Seriam, portanto, uma espécie de minidocumentários?
Há essa intenção. Boa parte da nossa essência é a do documentário. O Nicolaus trouxe um caráter mais estético, de grafismo, e fazemos polaroides urbanos com um recorte artístico nosso. Não há muita intervenção, essa coisa de simular, em nossos filmes. Captamos o real e nos apropriamos daquilo. Mas a construção poética às vezes joga contra, ela não pode estar muito presente em documentário.
Qual o veículo ideal para acolher um projeto como o Cinema de Rua: a TV, a internet?

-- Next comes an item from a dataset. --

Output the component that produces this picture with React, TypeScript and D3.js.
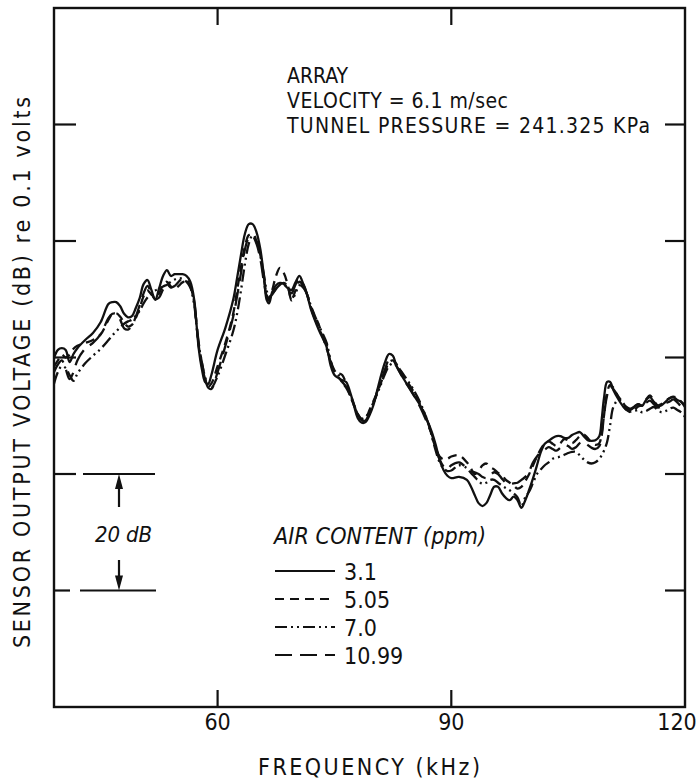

Acho que tem mais a ver com a internet, porque ela é real time. Um filme chamado A Chuva de Ontem só faz sentido se publicado no dia seguinte ao da filmagem. Você assiste à chuva que te molhou, a que vivenciou. Na TV ele continua poético, mas ganha outro significado. A TV é direta, não há tanto espaço para poesia. Ela tem que informar e tem vícios que a fazem funcionar. Quando você faz um filme que, apesar do tempo curto, tem uma elaboração, é poético, e no dia seguinte as pessoas já assistem àquela reflexão, ainda se está na vivência daquele momento. Em geral, quando o filme vai para a TV, ele já não está mais quente. Por outro lado, o formato de curta funciona muito bem na TV. O espectador é pego desprevenido por uma narrativa que não imaginava. Às vezes, funciona melhor que no ímpeto do internauta que quer assistir, quer clicar, porque se torna mais surpreendente. Sob o ponto de vista da intenção do filme, funciona mais na internet. Mas, como esses filmes não têm um tipo de narrativa específico a ser seguido, alguns formatos acabam funcionando muito bem na TV, como no caso dos interprogramas, em que o espectador não sabe o que vai ver. O que mais me motiva é o documentário rápido, menor, mais acessível. O conteúdo dos interprogramas é mais direto, são coisas que se conseguem rapidamente contextualizar para contar uma história.